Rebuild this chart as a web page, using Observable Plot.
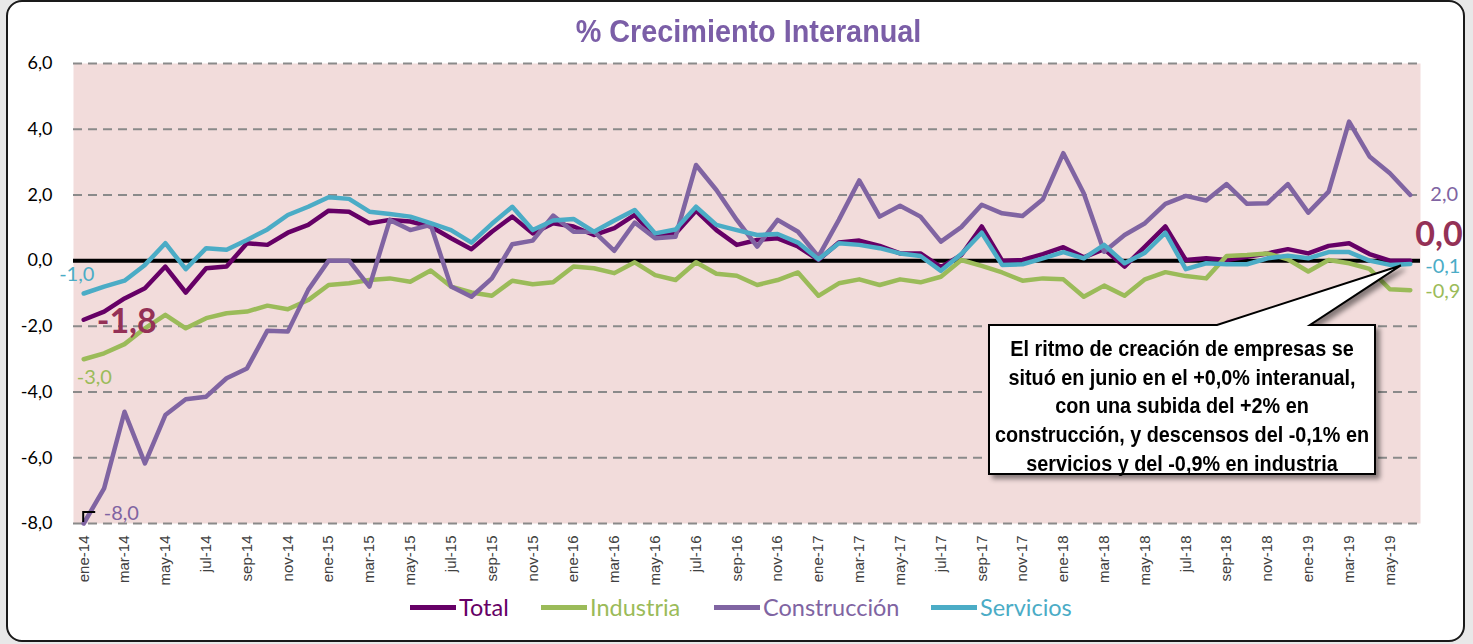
<!DOCTYPE html>
<html><head><meta charset="utf-8">
<script src="https://cdn.jsdelivr.net/npm/d3@7"></script>
<script src="https://cdn.jsdelivr.net/npm/@observablehq/plot@0.6"></script>
<style>
html,body{margin:0;padding:0;background:#e8e8e8;width:1473px;height:644px;overflow:hidden;position:relative;}
#frame{position:absolute;left:6px;top:0px;width:1455px;height:638px;border:2px solid #1a1a1a;border-radius:16px;background:#fff;}
#chart{position:absolute;left:0;top:0;}
#title{position:absolute;left:12px;width:1473px;top:13px;text-align:center;white-space:nowrap;font:bold 32px "Liberation Sans",Arial,sans-serif;color:#7B5EA7;transform:scaleX(0.9);transform-origin:50% 50%;}
.leg{position:absolute;top:593px;height:28px;display:flex;align-items:center;font:23.5px Lato,sans-serif;}
.leg span.sw{display:inline-block;width:46px;height:5px;margin-right:3px;}
#callout{position:absolute;left:0;top:0;pointer-events:none;}
#callText{position:absolute;left:952px;top:325px;width:460px;padding-top:10px;text-align:center;white-space:nowrap;font:bold 22px "Liberation Sans",Arial,sans-serif;line-height:28.7px;color:#000;transform:scaleX(0.9);transform-origin:50% 0;}
g[aria-label="x-axis tick label"] text{font-family:"Liberation Sans",Arial,sans-serif;}
g[aria-label="y-axis tick label"] text{font-family:Lato,sans-serif;}
</style>
</head><body>
<div id="frame"></div>
<div id="chart"></div>
<div id="title">% Crecimiento Interanual</div>
<div id="legend"></div>
<script>
const months = ["ene-14","feb-14","mar-14","abr-14","may-14","jun-14","jul-14","ago-14","sep-14","oct-14","nov-14","dic-14",
"ene-15","feb-15","mar-15","abr-15","may-15","jun-15","jul-15","ago-15","sep-15","oct-15","nov-15","dic-15",
"ene-16","feb-16","mar-16","abr-16","may-16","jun-16","jul-16","ago-16","sep-16","oct-16","nov-16","dic-16",
"ene-17","feb-17","mar-17","abr-17","may-17","jun-17","jul-17","ago-17","sep-17","oct-17","nov-17","dic-17",
"ene-18","feb-18","mar-18","abr-18","may-18","jun-18","jul-18","ago-18","sep-18","oct-18","nov-18","dic-18",
"ene-19","feb-19","mar-19","abr-19","may-19","jun-19"];

const total = [-1.8,-1.55,-1.15,-0.84,-0.18,-0.97,-0.23,-0.18,0.53,0.48,0.85,1.09,
1.52,1.49,1.14,1.24,1.19,1.04,0.68,0.35,0.88,1.34,0.83,1.14,
1.04,0.78,0.99,1.39,0.73,0.83,1.52,0.93,0.48,0.63,0.68,0.43,
0.02,0.55,0.61,0.45,0.22,0.22,-0.2,0.17,1.04,0.0,0.02,0.2,
0.41,0.1,0.35,-0.18,0.43,1.04,0.02,0.07,0.02,0.12,0.22,0.35,
0.22,0.45,0.53,0.2,0.0,0.0];

const industria = [-3.0,-2.82,-2.54,-2.06,-1.65,-2.06,-1.75,-1.6,-1.55,-1.37,-1.48,-1.2,
-0.74,-0.69,-0.59,-0.54,-0.64,-0.3,-0.79,-0.97,-1.07,-0.61,-0.72,-0.66,
-0.18,-0.23,-0.38,-0.05,-0.44,-0.59,-0.05,-0.4,-0.46,-0.74,-0.59,-0.36,
-1.07,-0.69,-0.57,-0.74,-0.57,-0.66,-0.49,0.02,-0.16,-0.36,-0.61,-0.54,
-0.57,-1.1,-0.76,-1.07,-0.57,-0.35,-0.47,-0.54,0.14,0.17,0.22,0.04,
-0.33,0.02,-0.08,-0.25,-0.87,-0.9];

const construccion = [-8.0,-6.93,-4.6,-6.17,-4.7,-4.22,-4.14,-3.58,-3.28,-2.13,-2.16,-0.89,
0.0,0.0,-0.79,1.24,0.93,1.09,-0.79,-1.1,-0.54,0.5,0.61,1.37,
0.88,0.88,0.3,1.16,0.68,0.73,2.91,2.15,1.24,0.43,1.24,0.88,
0.12,1.24,2.44,1.34,1.67,1.34,0.58,1.02,1.7,1.44,1.36,1.87,
3.27,2.05,0.27,0.78,1.14,1.73,1.97,1.83,2.33,1.73,1.75,2.33,
1.46,2.1,4.23,3.17,2.66,2.0];

const servicios = [-1.0,-0.79,-0.61,-0.13,0.53,-0.26,0.38,0.33,0.63,0.95,1.39,1.64,
1.93,1.88,1.49,1.42,1.34,1.14,0.93,0.55,1.12,1.64,0.93,1.22,
1.27,0.88,1.22,1.54,0.83,0.95,1.64,1.09,0.93,0.78,0.81,0.55,
0.04,0.53,0.48,0.38,0.22,0.14,-0.31,0.2,0.85,-0.13,-0.11,0.07,
0.26,0.07,0.48,-0.08,0.24,0.85,-0.26,-0.08,-0.11,-0.11,0.07,0.15,
0.07,0.26,0.26,0.0,-0.13,-0.1];

const seriesNames = ["Total","Industria","Construcción","Servicios"];
const seriesColors = ["#660066","#9BBB59","#8064A2","#4BACC6"];
const yTicks = [-8,-6,-4,-2,0,2,4,6];
const gridTicks = [-8,-6,-4,-2,2,4,6];
const xTickLabels = months.filter((d,i)=>i%2===0);
const callText = ["El ritmo de creación de empresas se","situó en junio en el +0,0% interanual,","con una subida del +2% en","construcción, y descensos del -0,1% en","servicios y del -0,9% en industria"];

const fmt = v => v.toFixed(1).replace(".", ",");
const allSeries = [total, industria, construccion, servicios];
const rows = [];
allSeries.forEach((vals,k)=>vals.forEach((v,i)=>rows.push({serie:seriesNames[k], mes:months[i], valor:v})));
const last = months.length-1;
const pt = (vals,i) => [{mes:months[i], valor:vals[i], t:fmt(vals[i])}];
const lab = (vals,i,opts) => Plot.text(pt(vals,i), {x:"mes", y:"valor", text:"t", fontFamily:"Lato", fontSize:20, ...opts});

const plot = Plot.plot({
  width:1473, height:644,
  marginLeft:73, marginRight:53, marginTop:63, marginBottom:121,
  style:{background:"transparent", overflow:"visible"},
  x:{type:"point", domain:months, padding:0.5, round:false},
  y:{domain:[-8,6]},
  color:{domain:seriesNames, range:seriesColors},
  marks:[
    Plot.frame({fill:"#F2DCDB", stroke:null}),
    Plot.ruleY(gridTicks, {stroke:"#8a8a8a", strokeWidth:2, strokeDasharray:"9,6"}),
    Plot.ruleY([0], {stroke:"#000", strokeWidth:4}),
    Plot.axisY({ticks:yTicks, tickSize:0, tickPadding:21, tickFormat:fmt, fontSize:18, fill:"#000", label:null}),
    Plot.axisX({ticks:xTickLabels, tickSize:0, tickRotate:-90, tickPadding:12, fontSize:15, fill:"#404040", label:null}),
    Plot.line(rows, {x:"mes", y:"valor", z:"serie", stroke:"serie", strokeWidth:4.5, strokeLinejoin:"round"}),
    // end labels
    lab(construccion, last, {dx:20, dy:0, textAnchor:"start", fill:"#8064A2"}),
    lab(total, last, {dx:5, dy:-26, textAnchor:"start", fill:"#943156", fontSize:34, fontWeight:"bold"}),
    lab(servicios, last, {dx:15, dy:3, textAnchor:"start", fill:"#4BACC6"}),
    lab(industria, last, {dx:15, dy:1, textAnchor:"start", fill:"#9BBB59"}),
    // start labels
    lab(servicios, 0, {dx:-7, dy:-19, textAnchor:"middle", fill:"#4BACC6"}),
    lab(total, 0, {dx:13, dy:2, textAnchor:"start", fill:"#943156", fontSize:34, fontWeight:"bold"}),
    lab(industria, 0, {dx:-7, dy:18, textAnchor:"start", fill:"#9BBB59"}),
    lab(construccion, 0, {dx:20, dy:-10, textAnchor:"start", fill:"#8064A2"})
  ]
});
document.getElementById("chart").appendChild(plot);

// legend
const legPos = [410, 541, 714, 931];
const leg = document.getElementById("legend");
seriesNames.forEach((n,k)=>{
  const d = document.createElement("div");
  d.className = "leg";
  d.style.left = legPos[k] + "px";
  d.style.color = seriesColors[k];
  d.innerHTML = `<span class="sw" style="background:${seriesColors[k]}"></span>${n}`;
  leg.appendChild(d);
});

// callout + small leader mark, anchored through the plot's scales
const xs = plot.scale("x"), ys = plot.scale("y");
const tipX = xs.apply(months[last]) - 9, tipY = ys.apply(servicios[last]) + 2;
const sx = xs.apply(months[0]), sy = ys.apply(construccion[0]);
const bx0 = 989, bx1 = 1375, by0 = 325, by1 = 474;
const ns = "http://www.w3.org/2000/svg";
const svg = document.createElementNS(ns, "svg");
svg.setAttribute("id","callout"); svg.setAttribute("width",1473); svg.setAttribute("height",644);
svg.innerHTML = `<defs><filter id="sh" x="-10%" y="-10%" width="130%" height="140%"><feDropShadow dx="4" dy="4" stdDeviation="2.5" flood-color="#000" flood-opacity="0.45"/></filter></defs>
<path d="M${sx},${sy-1} V${sy-11} H${sx+12}" fill="none" stroke="#000" stroke-width="2"/>
<path d="M${bx0},${by0} H1217 L${tipX},${tipY} L1310,${by0} H${bx1} V${by1} H${bx0} Z" fill="#fff" stroke="#000" stroke-width="2" stroke-linejoin="miter" filter="url(#sh)"/>`;
document.body.appendChild(svg);
const ct = document.createElement("div");
ct.id = "callText";
ct.innerHTML = callText.join("<br>");
document.body.appendChild(ct);
</script>
</body></html>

> _Exercise task_
Tally up the lines of the listing containing the word "chart". Give only the total.

> _Task result_
4